● What is asked
Out of the lines below, please list those that hold the string "page".

● Supplied material
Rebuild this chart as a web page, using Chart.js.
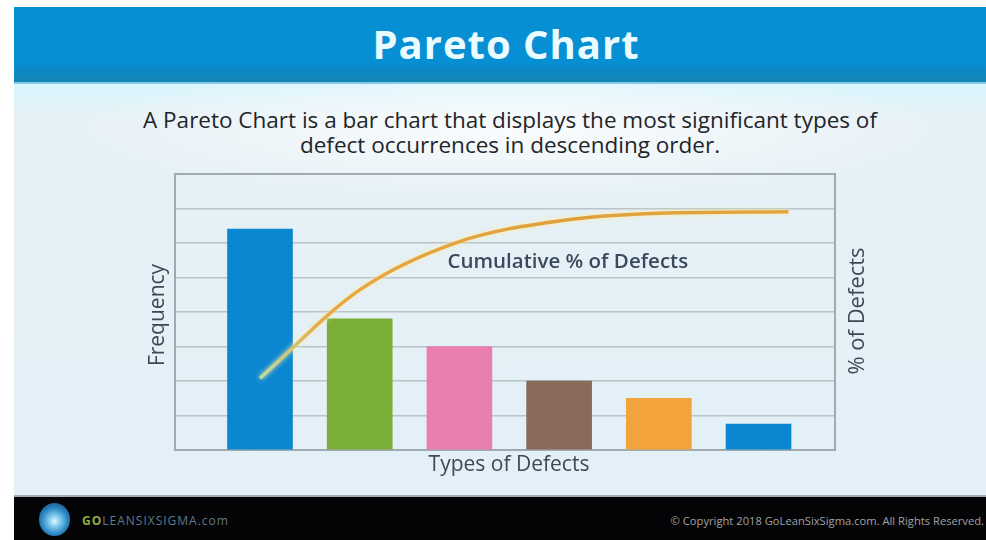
<!DOCTYPE html>
<html lang="en">
<head>
    <meta charset="UTF-8">
    <meta name="viewport" content="width=device-width, initial-scale=1.0">
    <title>Pareto Chart</title>
    <script src="https://cdn.jsdelivr.net/npm/chart.js"></script>
    <style>
        html, body {
            margin: 0;
            padding: 0;
            width: 986px;
            height: 540px;
            overflow: hidden;
            background: #ffffff;
            font-family: 'Open Sans', 'DejaVu Sans', sans-serif;
        }

        .page {
            position: absolute;
            left: 14px;
            top: 84px;
            width: 972px;
            height: 411px;
            background:
                radial-gradient(ellipse 450px 70px at 496px 45px, rgba(255, 255, 255, 0.8), rgba(255, 255, 255, 0)),
                linear-gradient(#d8f5fd, #e6f1f6 8%, #e3f0f7 100%);
        }

        .header {
            position: absolute;
            left: 14px;
            top: 7px;
            width: 972px;
            height: 75px;
            background: linear-gradient(#078fd4 0%, #078fd4 72%, #0a89c9 82%, #1584b3 100%);
            border-bottom: 2px solid #86cbe6;
        }

        .header h1 {
            position: absolute;
            left: 0;
            width: 984px;
            top: 14px;
            margin: 0;
            text-align: center;
            color: #eafcff;
            font-size: 40px;
            font-weight: 700;
            letter-spacing: 1px;
            line-height: 46px;
        }

        .subtitle {
            position: absolute;
            left: 0;
            width: 1020px;
            top: 107px;
            margin: 0;
            text-align: center;
            color: #1f2529;
            font-size: 22.5px;
            line-height: 25px;
        }

        canvas {
            position: absolute;
            left: 0;
            top: 0;
        }

        .footer {
            position: absolute;
            left: 14px;
            top: 495px;
            width: 972px;
            height: 43px;
            background: #040406;
            border-top: 2px solid #a6adb1;
        }

        .logo {
            position: absolute;
            left: 25px;
            top: 6px;
            width: 31px;
            height: 33px;
            border-radius: 50%;
            background: radial-gradient(circle at 50% 55%, #e2f7ff 0%, #86cdef 22%, #2a86c2 55%, #0d3f66 100%);
        }

        .brand {
            position: absolute;
            left: 68px;
            top: 15px;
            color: #5f7a89;
            font-size: 12px;
            letter-spacing: 1px;
        }

        .brand b {
            color: #93ae3c;
        }

        .copyright {
            position: absolute;
            right: 2px;
            top: 16px;
            color: #a2a2a2;
            font-size: 11.2px;
        }
    </style>
</head>
<body>
    <div class="page"></div>
    <div class="header"><h1>Pareto Chart</h1></div>
    <p class="subtitle">A Pareto Chart is a bar chart that displays the most significant types of<br>defect occurrences in descending order.</p>

    <canvas id="paretoCanvas" width="986" height="540"></canvas>

    <div class="footer">
        <div class="logo"></div>
        <div class="brand"><b>GO</b>LEANSIXSIGMA.com</div>
        <div class="copyright">© Copyright 2018 GoLeanSixSigma.com. All Rights Reserved.</div>
    </div>

    <script>
        // Defect categories, bar heights (frequency) and the cumulative % curve
        const defectTypes = ['Type 1', 'Type 2', 'Type 3', 'Type 4', 'Type 5', 'Type 6'];
        const frequency = [64, 38, 30, 20, 15, 7.5];
        const barColors = ['#0b86d0', '#7aae37', '#e97fb0', '#8a6a5b', '#f3a33b', '#0b86d0'];

        const cumulativeAt = [0, 1, 2, 3, 4, 5.3];
        const cumulativePct = [26, 58, 75.5, 83, 85.8, 86.3];

        // Axis ranges: frequency on the left, percentage on the right
        const freqMax = 80;
        const freqStep = 10;
        const pctMax = 100;

        const barData = frequency.map((v, i) => ({ x: i, y: v }));
        const lineData = cumulativePct.map((v, i) => ({ x: cumulativeAt[i], y: v }));

        // Text drawn around and inside the plot
        const labelsPlugin = {
            id: 'paretoLabels',
            afterDraw(chart) {
                const { ctx, chartArea, scales } = chart;
                ctx.save();
                ctx.fillStyle = '#3c4a55';
                ctx.textBaseline = 'middle';
                ctx.textAlign = 'center';

                const midY = (chartArea.top + chartArea.bottom) / 2;

                ctx.font = '21px "Open Sans", sans-serif';
                ctx.save();
                ctx.translate(chartArea.left - 17, midY + 3);
                ctx.rotate(-Math.PI / 2);
                ctx.fillText('Frequency', 0, 0);
                ctx.restore();

                ctx.font = '22px "Open Sans", sans-serif';
                ctx.save();
                ctx.translate(chartArea.right + 23, midY - 1);
                ctx.rotate(-Math.PI / 2);
                ctx.fillText('% of Defects', 0, 0);
                ctx.restore();

                ctx.font = '21px "Open Sans", sans-serif';
                ctx.fillText('Types of Defects', (chartArea.left + chartArea.right) / 2 + 4, chartArea.bottom + 15);

                ctx.textAlign = 'left';
                ctx.font = '600 20.5px "Open Sans", sans-serif';
                ctx.fillStyle = '#3a4a5c';
                ctx.fillText('Cumulative % of Defects', scales.x.getPixelForValue(1.88), scales.y2.getPixelForValue(68));
                ctx.restore();
            },
            beforeDatasetDraw(chart, args) {
                if (args.index !== 1) return;
                const ctx = chart.ctx;
                ctx.save();
                ctx.shadowColor = 'rgba(255, 236, 160, 0.95)';
                ctx.shadowBlur = 5;
            },
            afterDatasetDraw(chart, args) {
                if (args.index !== 1) return;
                chart.ctx.restore();
            }
        };

        function lineGradient(context) {
            const chart = context.chart;
            const area = chart.chartArea;
            if (!area) return '#e6a23a';
            const x = chart.scales.x;
            const g = chart.ctx.createLinearGradient(x.getPixelForValue(0), 0, x.getPixelForValue(5.3), 0);
            g.addColorStop(0, '#bcdca0');
            g.addColorStop(0.12, '#e8a845');
            g.addColorStop(0.6, '#dfa03a');
            g.addColorStop(1, '#e6a53e');
            return g;
        }

        const ctx = document.getElementById('paretoCanvas').getContext('2d');
        new Chart(ctx, {
            type: 'bar',
            data: {
                datasets: [
                    {
                        type: 'bar',
                        label: 'Frequency',
                        data: barData,
                        backgroundColor: barColors,
                        borderWidth: 0,
                        barThickness: 65,
                        xAxisID: 'x',
                        yAxisID: 'y',
                        order: 1
                    },
                    {
                        type: 'line',
                        label: 'Cumulative % of Defects',
                        data: lineData,
                        borderColor: lineGradient,
                        borderWidth: 3.5,
                        pointRadius: 0,
                        cubicInterpolationMode: 'monotone',
                        fill: false,
                        xAxisID: 'x',
                        yAxisID: 'y2',
                        order: 0
                    }
                ]
            },
            options: {
                responsive: false,
                animation: false,
                devicePixelRatio: 1,
                layout: {
                    padding: { left: 175, right: 151, top: 174, bottom: 90 }
                },
                plugins: {
                    legend: { display: false },
                    title: { display: false },
                    tooltip: {
                        callbacks: {
                            title: items => defectTypes[Math.round(items[0].parsed.x)] || ''
                        }
                    }
                },
                scales: {
                    x: {
                        type: 'linear',
                        min: -0.8526,
                        max: 5.767,
                        offset: false,
                        ticks: { display: false },
                        grid: { display: false, drawTicks: false },
                        border: { display: true, color: '#9fabb1', width: 2 }
                    },
                    y: {
                        position: 'left',
                        min: 0,
                        max: freqMax,
                        ticks: { display: false, stepSize: freqStep },
                        grid: {
                            drawTicks: false,
                            color: ctx => ctx.tick && ctx.tick.value === freqMax ? '#9fabb1' : '#b7c3c9',
                            lineWidth: ctx => ctx.tick && ctx.tick.value === freqMax ? 2 : 1.5
                        },
                        border: { display: true, color: '#9fabb1', width: 2 }
                    },
                    y2: {
                        position: 'right',
                        min: 0,
                        max: pctMax,
                        ticks: { display: false },
                        grid: { display: false, drawTicks: false },
                        border: { display: true, color: '#9fabb1', width: 2 }
                    }
                }
            },
            plugins: [labelsPlugin]
        });
    </script>
</body>
</html>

● Task output
Rebuild this chart as a web page, using Chart.js.
        .page {
    <div class="page"></div>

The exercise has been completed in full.